DATA EXCERPT start

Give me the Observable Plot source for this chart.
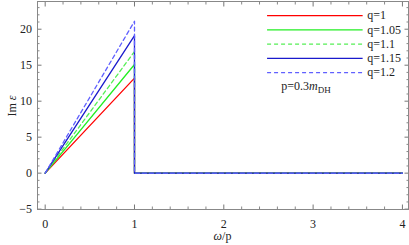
<!DOCTYPE html>
<html><head><meta charset="utf-8">
<script src="https://cdn.jsdelivr.net/npm/d3@7"></script>
<script src="https://cdn.jsdelivr.net/npm/@observablehq/plot@0.6"></script>
<style>
body{margin:0;background:#fff}
#chart svg{font-family:"Liberation Serif","DejaVu Serif",serif;overflow:visible}
</style>
</head><body><div id="chart"></div>
<script>
// Data
const qLabels = ["q=1", "q=1.05", "q=1.1", "q=1.15", "q=1.2"];
const peakValues = [13.2, 15.1, 16.9, 19.1, 21.1];   // Im ε at ω/p = 1 (just before the drop)
const omegaPoints = [0, 1, 1, 4];
const xTicks = [0, 1, 2, 3, 4];
const yTicks = [-5, 0, 5, 10, 15, 20];
const seriesColors = ["#ff0000", "#22ee22", "#55ee55", "#1a1acc", "#6060ff"];
const seriesDash = [null, null, "4,3", null, "4,3"];

const series = qLabels.map((label, i) => ({
  label,
  color: seriesColors[i],
  dash: seriesDash[i],
  rows: omegaPoints.map((x, j) => ({x, y: j === 1 ? peakValues[i] : 0}))
}));

const xMinor = d3.range(0, 4.001, 0.2).map(v => +v.toFixed(2)).filter(v => !xTicks.includes(v));
const yMinor = d3.range(-5, 24, 1).filter(v => !yTicks.includes(v));

const legendX = [2.49, 3.56];
const legendRows = series.map((s, i) => ({...s, y: 21.9 - 1.98 * i}));

const chart = Plot.plot({
  width: 409,
  height: 245,
  marginLeft: 37,
  marginRight: 1,
  marginTop: 1,
  marginBottom: 36,
  style: {fontSize: "12px", fontFamily: "Liberation Serif, serif", color: "#222", background: "#fff"},
  x: {domain: [-0.086, 4.068]},
  y: {domain: [-5.05, 23.85]},
  marks: [
    Plot.axisX(xTicks, {anchor: "bottom", tickSize: -4.5, tickPadding: 14, stroke: "#777", fill: "#222", fontSize: 12, label: null}),
    Plot.axisX(xMinor, {anchor: "bottom", tickSize: -2.5, text: null, stroke: "#888", label: null}),
    Plot.axisX(xTicks, {anchor: "top", tickSize: -4.5, text: null, stroke: "#777", label: null}),
    Plot.axisX(xMinor, {anchor: "top", tickSize: -2.5, text: null, stroke: "#888", label: null}),
    Plot.axisY(yTicks, {anchor: "left", tickSize: -4.5, tickPadding: 10, stroke: "#777", fill: "#222", fontSize: 12, label: null, tickFormat: d => d < 0 ? "\u2212" + Math.abs(d) : String(d)}),
    Plot.axisY(yMinor, {anchor: "left", tickSize: -2.5, text: null, stroke: "#888", label: null}),
    Plot.axisY(yTicks, {anchor: "right", tickSize: -4.5, text: null, stroke: "#777", label: null}),
    Plot.axisY(yMinor, {anchor: "right", tickSize: -2.5, text: null, stroke: "#888", label: null}),
    Plot.frame({stroke: "#888"}),
    ...series.map(s => Plot.line(s.rows, {x: "x", y: "y", stroke: s.color, strokeWidth: 1.3, strokeDasharray: s.dash})),
    // legend
    ...legendRows.map(s => Plot.ruleY([s.y], {x1: legendX[0], x2: legendX[1], stroke: s.color, strokeWidth: 1.3, strokeDasharray: s.dash})),
    Plot.text(legendRows, {x: legendX[1], y: "y", text: "label", textAnchor: "start", dx: 4, fontSize: 12, fill: "#222"}),
    Plot.text(["p=0.3m_DH"], {x: 2.92, y: legendRows[4].y - 1.85, text: d => d, textAnchor: "middle", fontSize: 12, fill: "#222"})
  ]
});

const svg = d3.select(chart);
svg.selectAll("text").filter(function() { return this.textContent === "p=0.3m_DH"; }).each(function() {
  const t = d3.select(this);
  t.text(null);
  t.append("tspan").text("p=0.3");
  t.append("tspan").attr("font-style", "italic").text("m");
  t.append("tspan").attr("font-size", 9).attr("dy", 3).text("DH");
});
const xl = svg.append("text").attr("x", (37 + 408) / 2).attr("y", 240).attr("text-anchor", "middle")
  .attr("font-size", 12).attr("fill", "#222");
xl.append("tspan").attr("font-style", "italic").text("\u03c9");
xl.append("tspan").text("/p");
const yl = svg.append("text").attr("transform", "translate(16,106) rotate(-90)").attr("text-anchor", "middle")
  .attr("font-size", 12).attr("fill", "#222");
yl.append("tspan").text("Im ");
yl.append("tspan").attr("font-style", "italic").text("\u03b5");

document.getElementById("chart").appendChild(chart);
</script>
</body></html>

DATA EXCERPT end

- _DO THIS_
Without the pictures, please reproduce each line of the listing above exactly, from the first one through the line bearing "const legendRows = series.map((s, i)".

- _TASK OUTPUT_
Give me the Observable Plot source for this chart.
<!DOCTYPE html>
<html><head><meta charset="utf-8">
<script src="https://cdn.jsdelivr.net/npm/d3@7"></script>
<script src="https://cdn.jsdelivr.net/npm/@observablehq/plot@0.6"></script>
<style>
body{margin:0;background:#fff}
#chart svg{font-family:"Liberation Serif","DejaVu Serif",serif;overflow:visible}
</style>
</head><body><div id="chart"></div>
<script>
// Data
const qLabels = ["q=1", "q=1.05", "q=1.1", "q=1.15", "q=1.2"];
const peakValues = [13.2, 15.1, 16.9, 19.1, 21.1];   // Im ε at ω/p = 1 (just before the drop)
const omegaPoints = [0, 1, 1, 4];
const xTicks = [0, 1, 2, 3, 4];
const yTicks = [-5, 0, 5, 10, 15, 20];
const seriesColors = ["#ff0000", "#22ee22", "#55ee55", "#1a1acc", "#6060ff"];
const seriesDash = [null, null, "4,3", null, "4,3"];

const series = qLabels.map((label, i) => ({
  label,
  color: seriesColors[i],
  dash: seriesDash[i],
  rows: omegaPoints.map((x, j) => ({x, y: j === 1 ? peakValues[i] : 0}))
}));

const xMinor = d3.range(0, 4.001, 0.2).map(v => +v.toFixed(2)).filter(v => !xTicks.includes(v));
const yMinor = d3.range(-5, 24, 1).filter(v => !yTicks.includes(v));

const legendX = [2.49, 3.56];
const legendRows = series.map((s, i) => ({...s, y: 21.9 - 1.98 * i}));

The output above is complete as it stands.